Até que alguém comenta, e bem, que isto está a correr demasiado bem. O que nós não suspeitávamos, é que ainda faltasse tanto para chegar a casa…
Cortejo calmo até Campanhã e até agora tudo bem. O comboio arranca com alguém a comentar que isto está a fazer um barulho esquisito e ninguém se senta porque já sabemos que até Espinho vamos levar com pedras no comboio.
Quinze minutos depois a primeira pedra. O comboio pára e toda a gente salta cá para fora. Uma carrinha foge e afinal os vidros voltam para Lisboa. Isto está a correr demasiado bem.
O problema é que o comboio fica duas horas sem arrancar. Há quem diga que é daquele barulho esquisito, mas corre também o boato que os $uper puseram um carro roubado na linha de comboio (!). Mas esses gajos são o quê? Os irmãos Dalton? Certo é que é uma trinta da manhã e estamos perto de Espinho. O comboio lá arranca e pouco a pouco, a malta adormece com o doce sabor da vitória.
Já na terra dos sonhos, acordo com um companheiro de bancada a rir-se. Isto está parado… Já arranca refila alguém. E arrancou. E parou uns metros à frente. Já está toda a gente acorda. Alguém se lembra que isto estava a fazer um barulho esquisito há bocado. Passado algum tempo corre outro boato, que os $uper nos sabotaram o comboio. Às cinco e meia da manhã isto dá vontade de rir.
Mas onde é que estamos? O T. lá vê que estamos na amieira. Risada geral e telefonemas para casa para sabermos onde é que isso fica. A informação mais precisa rezava entre Leiria e Aveiro. E como se isto não chegasse… O comboio começa a andar para trás. Já ninguém dorme e o after hours continua. A polícia diz que vamos até à Figueira mudar de locomotiva, e entretanto alguém se lembra que temos fome e sede e já devíamos estar em Lisboa. Os risos já são de demência e canta-se que o comboio pára o Benfica, o comboio pára o Benfica…

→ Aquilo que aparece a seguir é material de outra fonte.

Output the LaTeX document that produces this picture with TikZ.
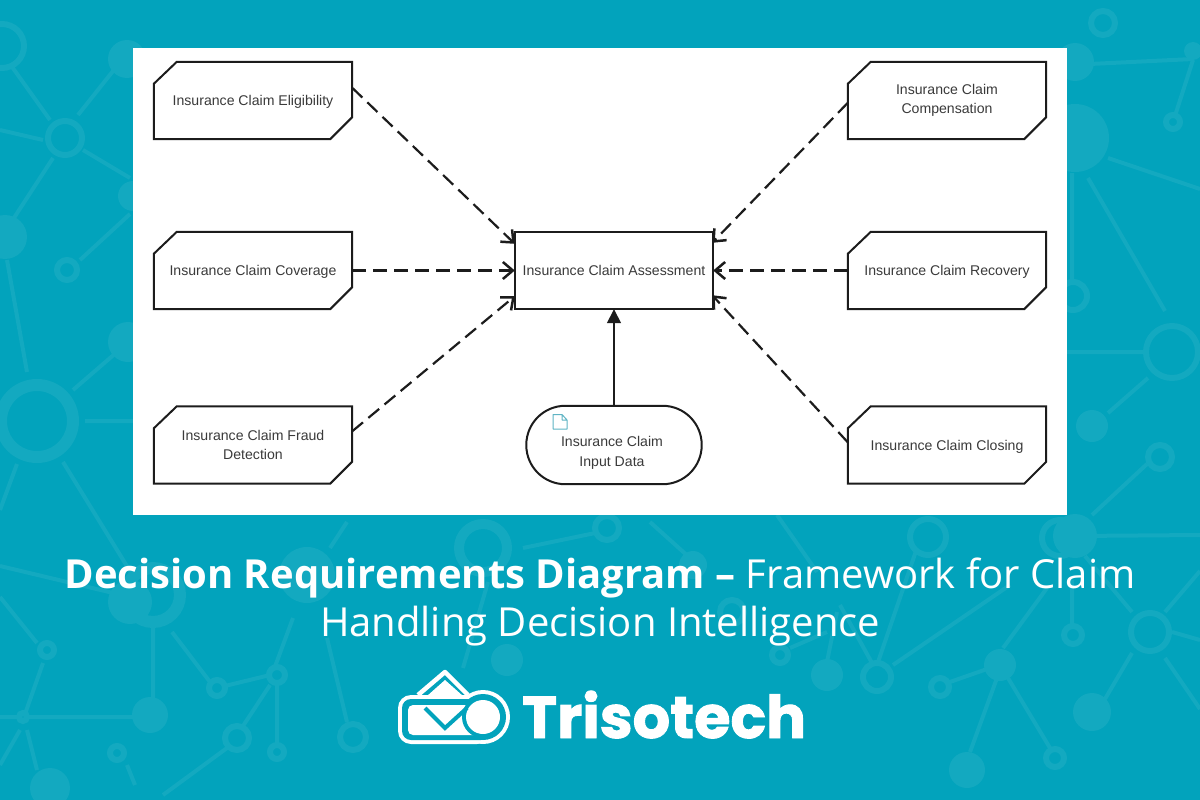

Troca de locomotivas na Figueira e caminho até Lisboa pela Linha Oeste. O comboio, pelo atraso, perdeu todas as prioridades e vamos por um caminho que só tem uma linha. O atraso é imenso, mas as gargalhadas continuam. Se o preço a pagar pela vitória era aquele, pois bem, pague-se!
Paragem numa estação qualquer que tem uma padaria e os esfomeados saem a correr. Não comemos nem bebemos nada há doze horas. Trazem-se bolos (segundo sei, a direcção do Benfica pagou tudo à padaria em questão) inteiros, divididos em fatias pelos cartões de sócio do Benfica. Entretanto alguém se entusiasma com os bolos e perde o comboio. Já nada falta à viagem. São dez da manhã e Lisboa ainda longe. Até já circulam os jornais desportivos do dia pelo comboio…
Às onze e meia a inesquecível chegada a Santa Apolónia. O domingo lisboeta é acordado pelas gargantas dos bravos que foram ao Porto vingar-se de tantos anos maus. Lembro-me do sorriso quase infantil de um velhote em Santa Apolónia, a ler “A Bola” e a rir-se da nossa chegada. Viva o Benfica! grita-nos ele. Viva! Respondemos-lhe em tom forçadamente folclórico.
E enquanto cantávamos que a CP pára o Benfica, lá chegámos a casa. Com o doce sabor da vingança nos lábios e a certeza que nunca mais íamos demorar tanto tempo a fazer trezentos quilómetros.
(a foto que se segue é da comemoração do primeiro golo. Podem encontrar-me de boné e ar de louco, mesmo ao lado dos cabelos louros do Karyaka. Inesquecível…)
http://www.picfury.com/q/SLB5B15D-1.html
Ironicamente, mesmo depois de uma vitória tão mítica, o Benfica acaba a época sem ganhar nada, a ver os azuis a rirem-se. Mas o futebol, às vezes (quando perdemos?), é mais do que apenas títulos. Desculpem novamente a extensão do post.
1 comentários:
oh amigo Manel essa coisa de dizer q nada ganhamos vindo de ti até soa a ofensa... olhe que conquistamos em "suas" terras a supertaça.
qto ao texto (para variar) muito bom!